Con toda verdad un Maestro enseña que del mismo modo que si alguien negara la
existencia del agua, de todos modos sentiría sed, así quienes niegan a Dios
igualmente lo anhelan y tienen sed de él.
Muchas
veces el corazón cae en adulterio porque busca en otra parte la felicidad, la
belleza y el amor que encontrará sólo en Dios. Nos abandonamos decepcionados,
nos mentimos, nos engañamos porque no soportamos tener que esperar al infinito.
El corazón nos urge a buscar lo eterno, pero nosotros creemos sólo en el tiempo
y no queremos perderlo. En el fondo el adulterio es el extravío del corazón.
Llevamos tanta prisa por encontrar el amor, la felicidad, la paz, que nos
perdemos buscando por caminos espinosos y oscuros, lo que sólo encontraremos en
el cielo.
Los amigos,
las personas que amamos, la esposa, el esposo, no son sino dones que Dios pone
en nuestra vida para calmar por un tiempo nuestra sed de infinitud, pero nunca
podrán saciarnos para siempre. Su presencia en nuestras vidas presta un
servicio a nuestra humanidad. El amor de los amigos y de un modo especial el
amor familiar es un servicio que prestamos a la especie humana mientras
marchamos hacia el encuentro con Dios. Tal vez nuestras familias y nuestras
amistades durarían mucho más si entendiéramos esto y no exigiéramos de ellos lo
que de por sí no pueden dar.
Algo así ha
sucedido con la mujer sorprendida en adulterio. Seguramente todos tenemos en
nuestras mentes mil caminos e historias que nos hacen comprensible su pecado.

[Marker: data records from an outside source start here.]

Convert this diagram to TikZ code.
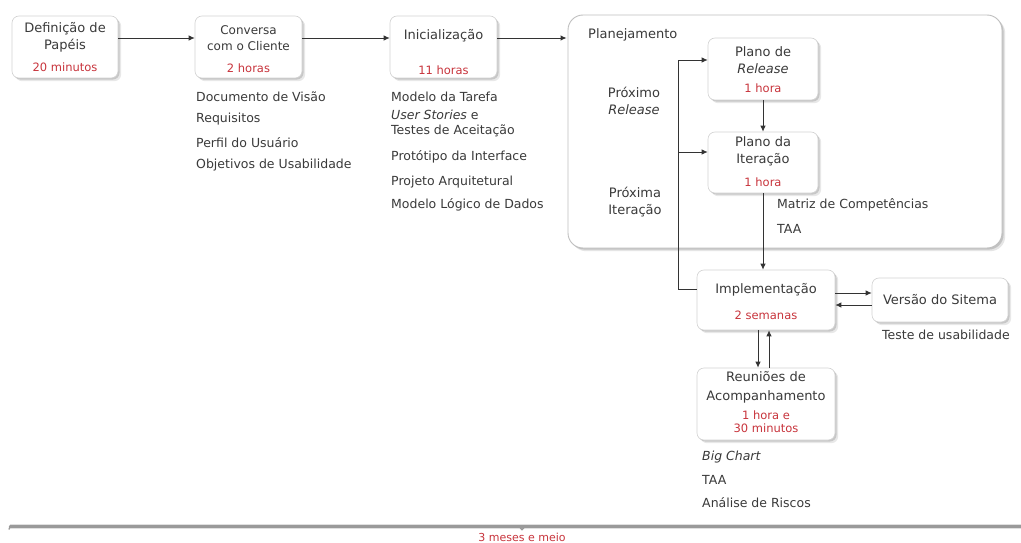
\documentclass[tikz,border=0pt]{standalone}
\usepackage{fontspec}
\setmainfont{DejaVu Sans}
\usetikzlibrary{arrows.meta,shadows}
\definecolor{ink}{HTML}{3A3A3A}
\definecolor{dur}{HTML}{C8343C}
\definecolor{edge}{HTML}{D2D2D2}
\definecolor{wire}{HTML}{333333}
\definecolor{rulecol}{HTML}{9A9A9A}

\begin{document}
\begin{tikzpicture}[x=1pt,y=-1pt,
  box/.style={draw=edge, line width=0.6pt, fill=white, rounded corners=7pt, inner sep=0,
    general shadow={fill=black!9, shadow xshift=3.2pt, shadow yshift=-3.2pt},
    general shadow={fill=black!22, shadow xshift=1.6pt, shadow yshift=-1.6pt}},
  group/.style={draw=black!25, line width=0.9pt, fill=white, rounded corners=15pt, inner sep=0,
    general shadow={fill=black!10, shadow xshift=3.2pt, shadow yshift=-3.2pt},
    general shadow={fill=black!24, shadow xshift=1.6pt, shadow yshift=-1.6pt}},
  ttl/.style={inner sep=0, text=ink, align=center, font=\fontsize{13}{17}\selectfont},
  dtx/.style={inner sep=0, text=dur, align=center, font=\fontsize{11.5}{13}\selectfont},
  lst/.style={inner sep=0, text=ink, anchor=west, align=left, font=\fontsize{12.5}{15}\selectfont},
  arr/.style={draw=wire, line width=0.9pt, -{Latex[length=6pt,width=5.5pt]}},
  ln/.style={draw=wire, line width=0.9pt},
]
\clip (0,0) rectangle (1021,543);
\fill[white] (0,0) rectangle (1021,543);

% planning group container
\node[group, minimum width=434pt, minimum height=233pt] (plan) at (785,131.5) {};
\node[ttl, anchor=west] (planT) at (588,35) {Planejamento};

% stage boxes
\node[box, minimum width=106pt, minimum height=62pt] (def)  at (65,47) {};
\node[box, minimum width=107pt, minimum height=62pt] (conv) at (248.5,47) {};
\node[box, minimum width=107pt, minimum height=62pt] (inic) at (443.5,47) {};
\node[box, minimum width=110pt, minimum height=62pt] (rel)  at (763,69) {};
\node[box, minimum width=110pt, minimum height=61pt] (ite)  at (763,162.5) {};
\node[box, minimum width=138pt, minimum height=60pt] (impl) at (766,300) {};
\node[box, minimum width=136pt, minimum height=44pt] (ver)  at (940,300) {};
\node[box, minimum width=138pt, minimum height=72pt] (reu)  at (766,404) {};

% box texts
\node[ttl] (defT) at (65,37) {Definição de\\Papéis};
\node[dtx] (defD) at (65,67) {20 minutos};
\node[ttl, font=\fontsize{12}{16}\selectfont] (convT) at (248.5,38) {Conversa\\com o Cliente};
\node[dtx] (convD) at (248.5,68) {2 horas};
\node[ttl] (inicT) at (443.5,36) {Inicialização};
\node[dtx] (inicD) at (443.5,70) {11 horas};
\node[ttl] (relT) at (763,60.5) {Plano de\\\textit{Release}};
\node[dtx] (relD) at (763,88) {1 hora};
\node[ttl] (iteT) at (763,151.5) {Plano da\\Iteração};
\node[dtx] (iteD) at (763,182) {1 hora};
\node[ttl] (implT) at (766,290) {Implementação};
\node[dtx] (implD) at (766,315) {2 semanas};
\node[ttl] (verT) at (940,300) {Versão do Sitema};
\node[ttl, font=\fontsize{13}{19}\selectfont] (reuT) at (766,387.5) {Reuniões de\\Acompanhamento};
\node[dtx] (reuD) at (766,421.5) {1 hora e\\30 minutos};

% loop labels
\node[ttl] (nextRel) at (634,100.5) {Próximo\\\textit{Release}};
\node[ttl] (nextIte) at (635,202) {Próxima\\Iteração};

% artefact lists
\node[lst] (c1) at (196,97)  {Documento de Visão};
\node[lst] (c2) at (196,119) {Requisitos};
\node[lst] (c3) at (196,143) {Perfil do Usuário};
\node[lst] (c4) at (196,165) {Objetivos de Usabilidade};

\node[lst] (i1) at (391,97)    {Modelo da Tarefa};
\node[lst] (i2) at (391,123.5) {\textit{User Stories} e\\Testes de Aceitação};
\node[lst] (i3) at (391,157)   {Protótipo da Interface};
\node[lst] (i4) at (391,182)   {Projeto Arquitetural};
\node[lst] (i5) at (391,205)   {Modelo Lógico de Dados};

\node[lst] (p1) at (777,205) {Matriz de Competências};
\node[lst] (p2) at (777,229) {TAA};

\node[lst] (v1) at (882,335) {Teste de usabilidade};

\node[lst] (r1) at (702,457) {\textit{Big Chart}};
\node[lst] (r2) at (702,480) {TAA};
\node[lst] (r3) at (702,503) {Análise de Riscos};

% main flow
\draw[arr] ([yshift=9pt]def.east) -- ([yshift=9pt]conv.west);
\draw[arr] ([yshift=9pt]conv.east) -- ([yshift=9pt]inic.west);
\coordinate (inOut) at ([yshift=9pt]inic.east);
\draw[arr] (inOut) -- ([xshift=-1pt]inOut -| plan.west);

% planning cycle
\draw[arr] (rel.south) -- (ite.north);
\draw[arr] (ite.south) -- (ite.south |- impl.north);
\coordinate (loopX) at (678,0);
\coordinate (relIn) at ([yshift=9pt]rel.west);
\coordinate (iteIn) at ([yshift=10.5pt]ite.west);
\draw[ln] ([yshift=11pt]impl.west) -| (loopX |- relIn);
\draw[arr] (loopX |- relIn) -- (relIn);
\draw[arr] (loopX |- iteIn) -- (iteIn);

% implementation exchanges
\draw[arr] ([yshift=7pt]impl.east) -- ([yshift=7pt]ver.west);
\draw[arr] ([yshift=-5pt]ver.west) -- ([yshift=-5pt]impl.east);
\draw[arr] ([xshift=-8pt]impl.south) -- ([xshift=-8pt]reu.north);
\draw[arr] ([xshift=3pt]reu.north) -- ([xshift=3pt]impl.south);

% overall duration brace
\coordinate (bL) at (10,526.5);
\coordinate (bR) at (1021,526.5);
\coordinate (bM) at (522,526.5);
\draw[black!12, line width=4.5pt] (bL) -- (bR);
\draw[rulecol, line width=2.4pt, line cap=round] (bL) -- (bR);
\draw[rulecol, line width=1.3pt] ([xshift=-3pt]bM) -- ([yshift=-3.2pt]bM) -- ([xshift=3pt]bM);
\draw[rulecol, line width=1.3pt] (bL) -- ([xshift=-1pt,yshift=-3pt]bL);
\node[dtx, anchor=base, font=\fontsize{11}{13}\selectfont] (total) at (522,541) {3 meses e meio};
\end{tikzpicture}
\end{document}
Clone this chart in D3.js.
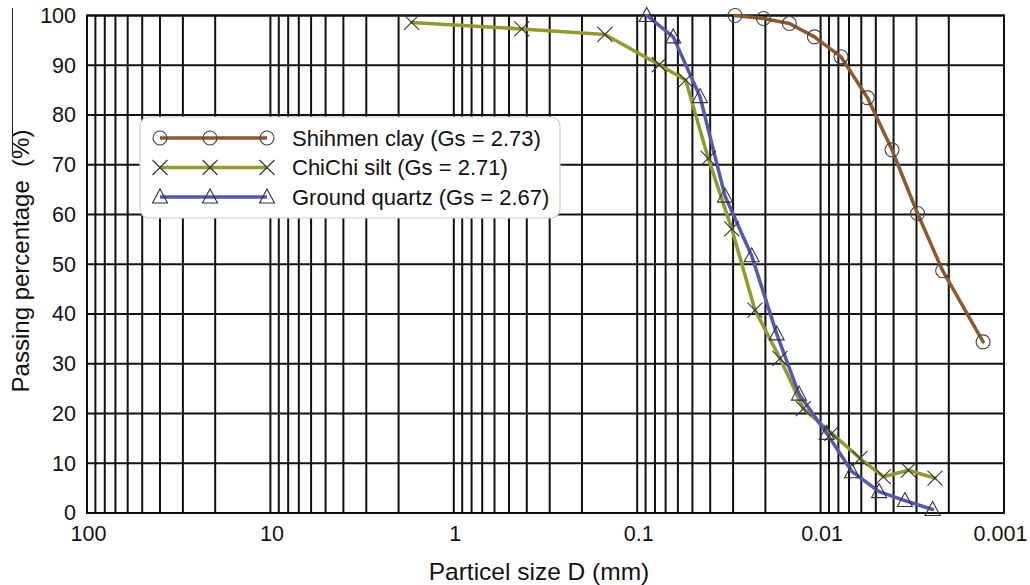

Pensaremos que no estaba plenamente feliz con su esposo, que algo ya no
funcionaba, tal vez había sido traicionada o maltratada. Puede ser, pero ella
buscaba algo que sólo pudo encontrar en Jesús. Cualquier hombre con un poco de
sensibilidad pudo haberla salvado de una costumbre bárbara, de las piedras de
una ley despiadada; pero sólo un Dios podía salvarla de sí misma. Y ése era el
misterio. Sólo un Dios podía librarla de su interminable búsqueda de algo
mejor, de sospechar que esta vez la felicidad y el amor verdaderos estaban a la
vuelta de la esquina. Porque sólo Dios libra al hombre de la terrible sentencia
que mucha veces dictamos contra nosotros mismos: «Te condeno a ser tú mismo».